DALLAS There are 100,000 kids in Dallas County with no supervised care right after school, and statistics show juvenile crime triples after 3 p.m.
That's why Dallas Independent School District Superintendent Michael Hinojosa said Wednesday he wants to expand after-school care citywide to help parents.
Funding is an issue especially with President Obama now looking to cut money from after-school programs.
Seventeen neighborhoods throughout Dallas currently host DISD after-school programs. Hinojosa wants to at least double that, and go citywide.
Despite fighting a tough economy, he says funding after-school programs is top priority. We've had some tough times in the past, but it was never on the table to cut, he said.
Hinojosa is seeking federal and foundation dollars to bridge the gap, but getting that money is getting harder.
Tanya McDonald, with the Dallas After School Network, is just back from Washington DC. She met with lawmakers about President Obama's proposal to re-direct funding away from after-school groups.
What is under discussion in Washington is taking the school care to 4 p.m. or 4:30 p.m., and that's not feasible for most working parents, McDonald said. It complicates things for the after-school field, because it is difficult to hire people to only work two hours a day.
McDonald says after-school programs aren't about math worksheets, but enrichment programs that make a difference. She said, however, that banking on federal dollars for the project is a risky proposition.
The federal funds to begin with are just a drop in the bucket, they won't provide enough programs in our community to meet the need, McDonald said.
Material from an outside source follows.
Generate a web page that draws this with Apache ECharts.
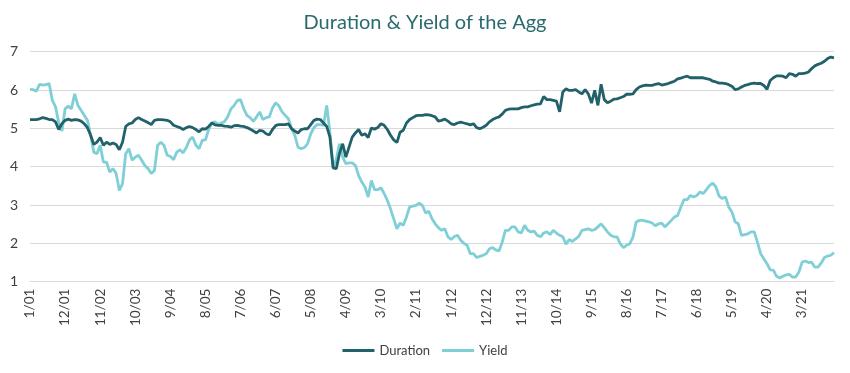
<!DOCTYPE html>
<html>
<head>
<meta charset="utf-8">
<script src="https://cdn.jsdelivr.net/npm/echarts@6/dist/echarts.min.js"></script>
<style>
html,body{margin:0;padding:0;background:#fff;}
#c{width:850px;height:373px;}
</style>
</head>
<body>
<div id="c"></div>
<script>
// Monthly observations, Jan 2001 .. Jan 2022
var startYear = 2001, startMonth = 1, monthCount = 253;
var title = "Duration & Yield of the Agg";
var seriesNames = ["Duration", "Yield"];
var yTicks = [1, 2, 3, 4, 5, 6, 7];

var duration = [
5.23,5.23,5.23,5.25,5.28,5.26,5.23,5.23,5.17,4.97,5.12,5.21,5.24,5.21,5.23,5.22,5.19,5.12,5.02,4.82,
4.58,4.64,4.76,4.56,4.64,4.58,4.62,4.58,4.44,4.64,5.05,5.12,5.14,5.23,5.28,5.23,5.19,5.15,5.10,5.21,
5.23,5.23,5.22,5.21,5.17,5.08,5.05,5.02,4.97,5.02,5.05,5.02,4.97,4.91,4.99,4.98,5.05,5.14,5.09,5.08,
5.08,5.06,5.05,5.03,5.07,5.08,5.06,5.05,5.02,4.98,4.93,4.88,4.95,4.93,4.86,4.83,4.97,5.07,5.10,5.10,
5.10,5.12,4.99,4.93,4.88,4.97,4.99,4.99,5.10,5.21,5.24,5.23,5.14,5.05,4.77,3.97,3.95,4.34,4.60,4.25,
4.51,4.77,4.88,4.97,4.82,4.86,4.76,5.01,4.98,5.02,5.12,5.08,4.97,4.82,4.70,4.63,4.90,4.95,5.14,5.23,
5.28,5.33,5.34,5.34,5.36,5.35,5.33,5.30,5.19,5.21,5.24,5.19,5.12,5.10,5.14,5.16,5.14,5.12,5.09,5.12,
5.02,4.99,5.03,5.08,5.17,5.23,5.27,5.30,5.37,5.47,5.50,5.51,5.51,5.51,5.54,5.56,5.56,5.59,5.61,5.63,
5.64,5.83,5.75,5.75,5.73,5.71,5.43,5.95,6.03,5.99,5.99,6.01,5.95,5.90,6.01,5.90,5.66,5.99,5.60,6.15,
5.75,5.67,5.71,5.76,5.77,5.80,5.83,5.89,5.89,5.90,6.01,6.08,6.11,6.13,6.12,6.12,6.15,6.17,6.13,6.15,
6.17,6.20,6.23,6.29,6.31,6.34,6.36,6.32,6.32,6.32,6.32,6.32,6.30,6.28,6.23,6.21,6.18,6.18,6.17,6.14,
6.10,6.01,6.03,6.08,6.12,6.14,6.17,6.18,6.17,6.17,6.12,6.02,6.25,6.32,6.37,6.37,6.36,6.32,6.43,6.41,
6.36,6.43,6.43,6.44,6.47,6.56,6.63,6.67,6.70,6.75,6.82,6.86,6.84
];

var yieldVals = [
6.02,6.01,5.97,6.15,6.13,6.14,6.17,5.73,5.56,5.15,4.93,5.51,5.58,5.51,5.90,5.60,5.47,5.34,5.21,4.82,
4.38,4.34,4.56,4.12,4.12,3.86,3.95,3.82,3.38,3.56,4.34,4.47,4.17,4.25,4.30,4.17,4.03,3.95,3.82,3.90,
4.56,4.64,4.56,4.30,4.27,4.18,4.38,4.44,4.36,4.50,4.70,4.77,4.56,4.47,4.69,4.70,4.97,5.14,5.17,5.10,
5.14,5.18,5.31,5.51,5.60,5.73,5.75,5.51,5.34,5.28,5.18,5.30,5.43,5.23,5.28,5.30,5.53,5.67,5.59,5.43,
5.34,5.25,4.99,4.82,4.51,4.47,4.50,4.60,4.86,5.02,5.10,5.10,5.08,5.60,4.90,4.00,4.20,4.60,4.25,4.08,
4.10,4.10,4.03,3.77,3.60,3.47,3.21,3.64,3.40,3.40,3.45,3.30,3.12,2.90,2.64,2.38,2.53,2.47,2.69,2.95,
2.97,2.99,3.05,2.99,2.79,2.84,2.64,2.51,2.41,2.34,2.38,2.17,2.10,2.18,2.21,2.08,2.00,1.95,1.73,1.73,
1.63,1.66,1.69,1.73,1.86,1.89,1.83,1.80,2.03,2.34,2.34,2.43,2.43,2.30,2.27,2.47,2.34,2.30,2.32,2.21,
2.17,2.27,2.30,2.23,2.34,2.27,2.21,2.17,1.98,2.10,2.05,2.12,2.18,2.34,2.36,2.38,2.34,2.36,2.43,2.51,
2.41,2.30,2.21,2.17,2.17,1.99,1.89,1.95,1.99,2.17,2.56,2.60,2.60,2.58,2.56,2.53,2.46,2.51,2.53,2.43,
2.51,2.60,2.69,2.73,2.95,3.14,3.14,3.25,3.21,3.25,3.34,3.30,3.40,3.51,3.57,3.47,3.23,3.17,3.21,2.95,
2.82,2.56,2.51,2.21,2.23,2.25,2.30,2.30,2.03,1.73,1.60,1.47,1.31,1.30,1.14,1.10,1.14,1.18,1.19,1.12,
1.12,1.25,1.51,1.54,1.50,1.51,1.38,1.38,1.49,1.63,1.67,1.69,1.76
];

var categories = [];
for (var k = 0; k < monthCount; k++) {
  var m = (startMonth - 1 + k) % 12 + 1;
  var y = startYear + Math.floor((startMonth - 1 + k) / 12);
  categories.push(m + "/" + String(y % 100).padStart(2, "0"));
}

var FONT = "Lato, 'Noto Sans', sans-serif";
var chart = echarts.init(document.getElementById("c"), null, {renderer: "canvas"});
chart.setOption({
  animation: false,
  backgroundColor: "#ffffff",
  title: {
    text: title, left: "center", top: 8,
    textStyle: {color: "#2a6a6f", fontSize: 20, fontWeight: "normal", fontFamily: FONT}
  },
  legend: {
    data: seriesNames, bottom: 11, left: "center", itemWidth: 32, itemHeight: 3, itemGap: 12,
    icon: "rect",
    textStyle: {color: "#404040", fontSize: 13, fontFamily: FONT}
  },
  grid: {left: 30, right: 16, top: 51.7, bottom: 91.3, containLabel: false},
  xAxis: {
    type: "category", data: categories, boundaryGap: false,
    axisLine: {show: true, lineStyle: {color: "#d9d9d9", width: 1}},
    axisTick: {show: false},
    axisLabel: {rotate: 90, interval: 10, color: "#404040", fontSize: 13.5, margin: 7, fontFamily: FONT},
    splitLine: {show: false}
  },
  yAxis: {
    type: "value", min: 1, max: 7, interval: 1,
    axisLine: {show: false}, axisTick: {show: false},
    axisLabel: {color: "#404040", fontSize: 14, margin: 16, fontFamily: FONT, align: "center"},
    splitLine: {show: true, lineStyle: {color: "#d9d9d9", width: 1}}
  },
  series: [
    {name: seriesNames[0], type: "line", data: duration, showSymbol: false, symbol: "none",
     lineStyle: {color: "#21626a", width: 2.8}, itemStyle: {color: "#21626a"}, z: 3},
    {name: seriesNames[1], type: "line", data: yieldVals, showSymbol: false, symbol: "none",
     lineStyle: {color: "#7fcfd6", width: 2.8}, itemStyle: {color: "#7fcfd6"}, z: 2}
  ]
});
</script>
</body>
</html>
Nancy Webb works with Big Thought, a group hired by DISD to increase after-school programs.
In 2008, Big Thought had programs in 20 schools. This fall, that number will rise to 31.
But reaching Hinojosa's goal of a citywide system could take years. I think we could probably go to scale in the next five or six years if we all really work hard together, Webb said.
By that, she means bringing together groups from the North Texas Food Bank to the YMCA.
If multiple groups pitch in for progress, Big Thought really believes more after-school programs will come to fruition with or without those federal dollars.
Although some North Texas districts, like the Arlington ISD, are still working on budgets, it seems not all after-school programs are in jeopardy.
Fort Worth ISD says no programs will be cut at this time.
The Denton Extended School Day program has been operating for about eight years. The district is adding two new schools next year and says both will offer the after-school care.